▶ _Task requirements_: Leave out the pictures and set down exactly the lines from the start of the listing through the one with "import numpy as np", both included.
********************
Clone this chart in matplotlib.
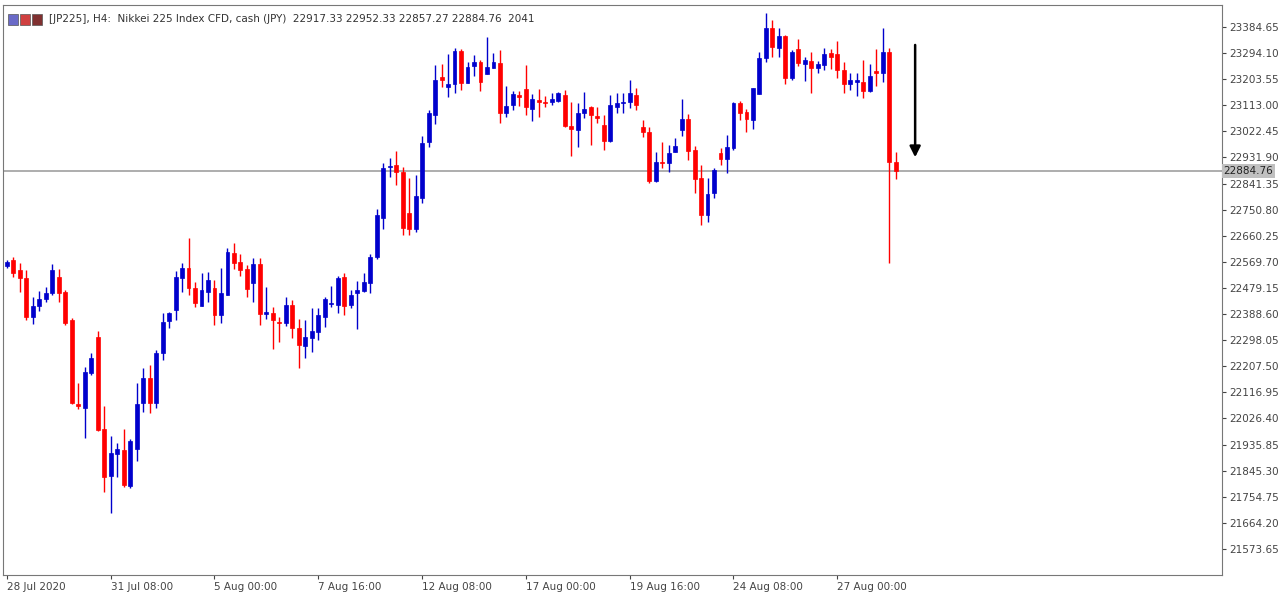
import matplotlib.pyplot as plt
import matplotlib.patches as mpatches
import numpy as np

# OHLC of JP225 H4 candles
opens = [22555, 22576, 22541, 22514, 22378, 22416, 22441, 22462, 22517, 22465,
         22368, 22076, 22062, 22184, 22309, 21990, 21827, 21903, 21917, 21792,
         21920, 22080, 22166, 22080, 22253, 22365, 22403, 22514, 22548, 22479,
         22416, 22465, 22479, 22385, 22455, 22600, 22569, 22545, 22496, 22562,
         22389, 22392, 22361, 22358, 22420, 22340, 22278, 22306, 22326, 22378,
         22424, 22420, 22517, 22420, 22462, 22469, 22496, 22586, 22722, 22899,
         22906, 22881, 22739, 22684, 22791, 22985, 23079, 23211, 23177, 23187,
         23302, 23190, 23249, 23263, 23222, 23242, 23260, 23086, 23114, 23149,
         23170, 23100, 23131, 23124, 23124, 23128, 23149, 23041, 23027, 23086,
         23107, 23076, 23045, 22989, 23107, 23121, 23124, 23149, 23037, 23020,
         22850, 22916, 22913, 22951, 23027, 23065, 22958, 22861, 22732, 22808,
         22947, 22927, 22965, 23121, 23090, 23062, 23152, 23277, 23381, 23312,
         23353, 23208, 23308, 23256, 23267, 23242, 23253, 23294, 23291, 23235,
         23187, 23194, 23194, 23163, 23232, 23225, 23298, 22917.33]
highs = [22576, 22586, 22566, 22541, 22448, 22469, 22483, 22562, 22545, 22472,
         22375, 22149, 22205, 22253, 22330, 22069, 21965, 21941, 21990, 21955,
         22149, 22201, 22212, 22264, 22392, 22396, 22538, 22566, 22652, 22500,
         22531, 22534, 22507, 22548, 22618, 22635, 22597, 22559, 22583, 22583,
         22483, 22413, 22378, 22448, 22437, 22372, 22368, 22410, 22410, 22448,
         22486, 22521, 22531, 22472, 22503, 22531, 22597, 22753, 22913, 22930,
         22954, 22899, 22861, 22871, 23006, 23096, 23253, 23256, 23291, 23312,
         23309, 23263, 23288, 23270, 23350, 23294, 23305, 23180, 23163, 23163,
         23253, 23152, 23170, 23145, 23156, 23159, 23166, 23124, 23121, 23159,
         23110, 23107, 23079, 23149, 23156, 23156, 23201, 23173, 23062, 23037,
         22951, 22985, 22975, 23000, 23135, 23083, 22972, 22906, 22861, 22895,
         22965, 23010, 23124, 23128, 23100, 23173, 23298, 23433, 23409, 23381,
         23357, 23305, 23343, 23281, 23298, 23267, 23312, 23309, 23336, 23263,
         23225, 23225, 23270, 23256, 23309, 23381, 23312, 22952.33]
lows = [22548, 22517, 22465, 22368, 22354, 22399, 22430, 22455, 22430, 22351,
        22076, 22059, 21958, 22177, 21983, 21771, 21698, 21823, 21789, 21785,
        21879, 22049, 22045, 22062, 22229, 22340, 22368, 22465, 22455, 22413,
        22416, 22430, 22351, 22358, 22455, 22545, 22521, 22448, 22430, 22351,
        22372, 22267, 22292, 22347, 22306, 22201, 22236, 22257, 22299, 22344,
        22413, 22392, 22385, 22410, 22337, 22465, 22462, 22580, 22684, 22864,
        22836, 22663, 22663, 22673, 22774, 22968, 23048, 23177, 23142, 23156,
        23166, 23190, 23215, 23163, 23222, 23242, 23051, 23072, 23096, 23110,
        23079, 23058, 23072, 23107, 23114, 23124, 23037, 22937, 22968, 23069,
        22975, 23051, 22958, 22985, 23086, 23086, 23103, 23096, 23003, 22843,
        22846, 22895, 22881, 22951, 23006, 22923, 22808, 22697, 22708, 22791,
        22906, 22878, 22958, 23062, 23020, 23031, 23152, 23263, 23281, 23281,
        23187, 23201, 23249, 23197, 23156, 23225, 23235, 23239, 23208, 23156,
        23166, 23145, 23138, 23159, 23180, 23194, 22566, 22857.27]
closes = [22569, 22531, 22514, 22378, 22416, 22441, 22462, 22541, 22462, 22358,
          22080, 22069, 22187, 22236, 21986, 21823, 21906, 21920, 21795, 21948,
          22076, 22166, 22080, 22253, 22361, 22392, 22517, 22548, 22479, 22427,
          22472, 22507, 22385, 22462, 22604, 22566, 22541, 22476, 22562, 22389,
          22396, 22368, 22358, 22420, 22340, 22281, 22309, 22330, 22385, 22441,
          22427, 22514, 22416, 22455, 22472, 22500, 22586, 22732, 22895, 22902,
          22881, 22687, 22684, 22798, 22982, 23086, 23201, 23201, 23187, 23302,
          23190, 23246, 23263, 23194, 23246, 23263, 23086, 23110, 23152, 23142,
          23107, 23135, 23124, 23121, 23135, 23156, 23041, 23031, 23086, 23100,
          23079, 23069, 22989, 23114, 23121, 23124, 23156, 23114, 23020, 22850,
          22916, 22913, 22947, 22972, 23065, 22954, 22857, 22732, 22805, 22888,
          22927, 22968, 23121, 23086, 23065, 23173, 23277, 23381, 23315, 23353,
          23208, 23298, 23260, 23270, 23242, 23256, 23291, 23281, 23235, 23187,
          23201, 23201, 23163, 23215, 23225, 23298, 22916, 22884.76]

last_price = 22884.76
y_ticks = [23384.65 - 90.55 * k for k in range(21)]
x_tick_pos = [0, 16, 32, 48, 64, 80, 96, 112, 128]
x_tick_labels = ["28 Jul 2020", "31 Jul 08:00", "5 Aug 00:00", "7 Aug 16:00", "12 Aug 08:00",
                 "17 Aug 00:00", "19 Aug 16:00", "24 Aug 08:00", "27 Aug 00:00"]

bull = "#0000CC"
bear = "#FF0000"

fig = plt.figure(figsize=(12.8, 5.94), dpi=100)
ax = fig.add_axes([3 / 1280, 19 / 594, 1219 / 1280, 570 / 594])

for i, (o, h, l, c) in enumerate(zip(opens, highs, lows, closes)):
    col = bull if c >= o else bear
    ax.vlines(i, l, h, color=col, linewidth=1, zorder=2)
    lo, hi = min(o, c), max(o, c)
    if hi - lo < 3:
        lo, hi = lo - 1.5, hi + 1.5
    ax.add_patch(mpatches.Rectangle((i - 0.3, lo), 0.6, hi - lo, facecolor=col, edgecolor=col,
                                    linewidth=0.5, zorder=3))

ax.axhline(last_price, color="#A0A0A0", linewidth=1.2, zorder=1)

# down arrow annotation
ax.annotate("", xy=(140, 22923), xytext=(140, 23332),
            arrowprops=dict(arrowstyle="-|>", color="black", lw=1.8, mutation_scale=16))

ax.set_xlim(-0.6, 187.3)
ax.set_ylim(21483, 23461)

ax.yaxis.tick_right()
ax.set_yticks(y_ticks)
ax.set_yticklabels([f"{v:.2f}" for v in y_ticks])
ax.tick_params(axis="y", labelsize=7.5, colors="#444444", length=3, pad=2)
ax.set_xticks(x_tick_pos)
ax.set_xticklabels(x_tick_labels, ha="left")
ax.tick_params(axis="x", labelsize=7.5, colors="#444444", length=3, pad=2)
for s in ax.spines.values():
    s.set_color("#777777")
    s.set_linewidth(0.8)

ax.text(1.001, last_price, f"{last_price:.2f}", transform=ax.get_yaxis_transform(),
        fontsize=7.5, color="#222222", va="center", ha="left",
        bbox=dict(boxstyle="square,pad=0.15", facecolor="#C0C0C0", edgecolor="none"))

ax.text(0.038, 0.985, "[JP225], H4:  Nikkei 225 Index CFD, cash (JPY)  22917.33 22952.33 22857.27 22884.76  2041",
        transform=ax.transAxes, fontsize=7.5, color="#333333", va="top", ha="left")
for k, c in enumerate(["#6A6AC8", "#D04040", "#803030"]):
    ax.add_patch(mpatches.Rectangle((0.004 + k * 0.01, 0.965), 0.008, 0.02, transform=ax.transAxes,
                                    facecolor=c, edgecolor="#555555", linewidth=0.5))

fig.savefig("out.png", dpi=100)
********************
▶ _Reply_:
Clone this chart in matplotlib.
import matplotlib.pyplot as plt
import matplotlib.patches as mpatches
import numpy as np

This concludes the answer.